• Information given
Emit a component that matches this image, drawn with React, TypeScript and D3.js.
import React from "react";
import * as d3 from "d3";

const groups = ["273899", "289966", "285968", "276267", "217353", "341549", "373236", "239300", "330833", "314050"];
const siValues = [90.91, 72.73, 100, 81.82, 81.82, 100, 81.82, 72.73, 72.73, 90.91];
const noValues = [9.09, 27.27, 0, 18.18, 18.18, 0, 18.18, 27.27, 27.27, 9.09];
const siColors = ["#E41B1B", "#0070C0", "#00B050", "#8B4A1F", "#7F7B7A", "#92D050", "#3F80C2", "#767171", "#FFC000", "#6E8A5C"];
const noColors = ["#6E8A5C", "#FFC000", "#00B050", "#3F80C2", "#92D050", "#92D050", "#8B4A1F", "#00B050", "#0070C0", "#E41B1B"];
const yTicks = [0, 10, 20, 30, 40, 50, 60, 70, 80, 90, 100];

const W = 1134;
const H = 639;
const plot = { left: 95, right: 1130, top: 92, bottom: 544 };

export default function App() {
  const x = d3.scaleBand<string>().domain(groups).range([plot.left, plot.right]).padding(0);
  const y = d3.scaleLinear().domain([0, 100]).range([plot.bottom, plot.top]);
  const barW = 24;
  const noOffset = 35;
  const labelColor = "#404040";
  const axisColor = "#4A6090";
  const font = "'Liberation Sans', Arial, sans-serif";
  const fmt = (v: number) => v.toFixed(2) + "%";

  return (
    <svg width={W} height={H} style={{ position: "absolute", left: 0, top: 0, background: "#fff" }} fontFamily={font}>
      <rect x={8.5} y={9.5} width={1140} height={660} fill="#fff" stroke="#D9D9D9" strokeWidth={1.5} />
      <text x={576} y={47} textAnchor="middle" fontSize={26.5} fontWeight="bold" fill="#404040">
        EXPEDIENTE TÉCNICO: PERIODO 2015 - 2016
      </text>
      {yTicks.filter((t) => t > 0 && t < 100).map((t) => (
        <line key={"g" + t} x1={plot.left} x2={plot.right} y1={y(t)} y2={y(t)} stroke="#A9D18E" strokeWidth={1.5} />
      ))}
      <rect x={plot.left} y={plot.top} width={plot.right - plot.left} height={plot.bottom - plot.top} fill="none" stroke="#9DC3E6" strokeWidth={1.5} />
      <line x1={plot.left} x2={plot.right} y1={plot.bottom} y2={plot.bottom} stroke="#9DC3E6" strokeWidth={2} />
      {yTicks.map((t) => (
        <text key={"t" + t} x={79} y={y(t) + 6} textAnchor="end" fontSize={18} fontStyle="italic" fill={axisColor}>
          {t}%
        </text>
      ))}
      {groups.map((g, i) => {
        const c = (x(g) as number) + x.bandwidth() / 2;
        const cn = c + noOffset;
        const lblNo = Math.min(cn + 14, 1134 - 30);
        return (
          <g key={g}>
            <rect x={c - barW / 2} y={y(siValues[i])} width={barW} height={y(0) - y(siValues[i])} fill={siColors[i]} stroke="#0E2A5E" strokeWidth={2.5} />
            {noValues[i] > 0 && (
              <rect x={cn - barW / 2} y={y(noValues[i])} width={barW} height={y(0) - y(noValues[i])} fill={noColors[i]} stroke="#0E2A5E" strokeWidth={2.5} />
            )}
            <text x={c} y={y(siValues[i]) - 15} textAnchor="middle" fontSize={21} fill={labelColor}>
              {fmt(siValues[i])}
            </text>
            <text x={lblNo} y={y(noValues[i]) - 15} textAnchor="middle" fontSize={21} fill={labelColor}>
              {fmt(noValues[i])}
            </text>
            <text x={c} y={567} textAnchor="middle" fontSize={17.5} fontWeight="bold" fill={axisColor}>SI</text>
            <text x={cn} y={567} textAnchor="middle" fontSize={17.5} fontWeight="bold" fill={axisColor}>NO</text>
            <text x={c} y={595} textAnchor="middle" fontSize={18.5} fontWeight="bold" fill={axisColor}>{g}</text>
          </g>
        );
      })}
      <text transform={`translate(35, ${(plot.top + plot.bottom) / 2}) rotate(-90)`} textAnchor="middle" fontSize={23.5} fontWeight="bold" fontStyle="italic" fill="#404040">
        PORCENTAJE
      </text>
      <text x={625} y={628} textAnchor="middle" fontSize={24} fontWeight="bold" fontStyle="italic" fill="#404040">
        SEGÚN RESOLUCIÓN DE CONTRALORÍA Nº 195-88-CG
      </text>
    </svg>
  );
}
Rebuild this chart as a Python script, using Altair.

• Directions for this task
Please repeat all the records above exactly as they appear.

• Right answer
Emit a component that matches this image, drawn with React, TypeScript and D3.js.
import React from "react";
import * as d3 from "d3";

const groups = ["273899", "289966", "285968", "276267", "217353", "341549", "373236", "239300", "330833", "314050"];
const siValues = [90.91, 72.73, 100, 81.82, 81.82, 100, 81.82, 72.73, 72.73, 90.91];
const noValues = [9.09, 27.27, 0, 18.18, 18.18, 0, 18.18, 27.27, 27.27, 9.09];
const siColors = ["#E41B1B", "#0070C0", "#00B050", "#8B4A1F", "#7F7B7A", "#92D050", "#3F80C2", "#767171", "#FFC000", "#6E8A5C"];
const noColors = ["#6E8A5C", "#FFC000", "#00B050", "#3F80C2", "#92D050", "#92D050", "#8B4A1F", "#00B050", "#0070C0", "#E41B1B"];
const yTicks = [0, 10, 20, 30, 40, 50, 60, 70, 80, 90, 100];

const W = 1134;
const H = 639;
const plot = { left: 95, right: 1130, top: 92, bottom: 544 };

export default function App() {
  const x = d3.scaleBand<string>().domain(groups).range([plot.left, plot.right]).padding(0);
  const y = d3.scaleLinear().domain([0, 100]).range([plot.bottom, plot.top]);
  const barW = 24;
  const noOffset = 35;
  const labelColor = "#404040";
  const axisColor = "#4A6090";
  const font = "'Liberation Sans', Arial, sans-serif";
  const fmt = (v: number) => v.toFixed(2) + "%";

  return (
    <svg width={W} height={H} style={{ position: "absolute", left: 0, top: 0, background: "#fff" }} fontFamily={font}>
      <rect x={8.5} y={9.5} width={1140} height={660} fill="#fff" stroke="#D9D9D9" strokeWidth={1.5} />
      <text x={576} y={47} textAnchor="middle" fontSize={26.5} fontWeight="bold" fill="#404040">
        EXPEDIENTE TÉCNICO: PERIODO 2015 - 2016
      </text>
      {yTicks.filter((t) => t > 0 && t < 100).map((t) => (
        <line key={"g" + t} x1={plot.left} x2={plot.right} y1={y(t)} y2={y(t)} stroke="#A9D18E" strokeWidth={1.5} />
      ))}
      <rect x={plot.left} y={plot.top} width={plot.right - plot.left} height={plot.bottom - plot.top} fill="none" stroke="#9DC3E6" strokeWidth={1.5} />
      <line x1={plot.left} x2={plot.right} y1={plot.bottom} y2={plot.bottom} stroke="#9DC3E6" strokeWidth={2} />
      {yTicks.map((t) => (
        <text key={"t" + t} x={79} y={y(t) + 6} textAnchor="end" fontSize={18} fontStyle="italic" fill={axisColor}>
          {t}%
        </text>
      ))}
      {groups.map((g, i) => {
        const c = (x(g) as number) + x.bandwidth() / 2;
        const cn = c + noOffset;
        const lblNo = Math.min(cn + 14, 1134 - 30);
        return (
          <g key={g}>
            <rect x={c - barW / 2} y={y(siValues[i])} width={barW} height={y(0) - y(siValues[i])} fill={siColors[i]} stroke="#0E2A5E" strokeWidth={2.5} />
            {noValues[i] > 0 && (
              <rect x={cn - barW / 2} y={y(noValues[i])} width={barW} height={y(0) - y(noValues[i])} fill={noColors[i]} stroke="#0E2A5E" strokeWidth={2.5} />
            )}
            <text x={c} y={y(siValues[i]) - 15} textAnchor="middle" fontSize={21} fill={labelColor}>
              {fmt(siValues[i])}
            </text>
            <text x={lblNo} y={y(noValues[i]) - 15} textAnchor="middle" fontSize={21} fill={labelColor}>
              {fmt(noValues[i])}
            </text>
            <text x={c} y={567} textAnchor="middle" fontSize={17.5} fontWeight="bold" fill={axisColor}>SI</text>
            <text x={cn} y={567} textAnchor="middle" fontSize={17.5} fontWeight="bold" fill={axisColor}>NO</text>
            <text x={c} y={595} textAnchor="middle" fontSize={18.5} fontWeight="bold" fill={axisColor}>{g}</text>
          </g>
        );
      })}
      <text transform={`translate(35, ${(plot.top + plot.bottom) / 2}) rotate(-90)`} textAnchor="middle" fontSize={23.5} fontWeight="bold" fontStyle="italic" fill="#404040">
        PORCENTAJE
      </text>
      <text x={625} y={628} textAnchor="middle" fontSize={24} fontWeight="bold" fontStyle="italic" fill="#404040">
        SEGÚN RESOLUCIÓN DE CONTRALORÍA Nº 195-88-CG
      </text>
    </svg>
  );
}
Rebuild this chart as a Python script, using Altair.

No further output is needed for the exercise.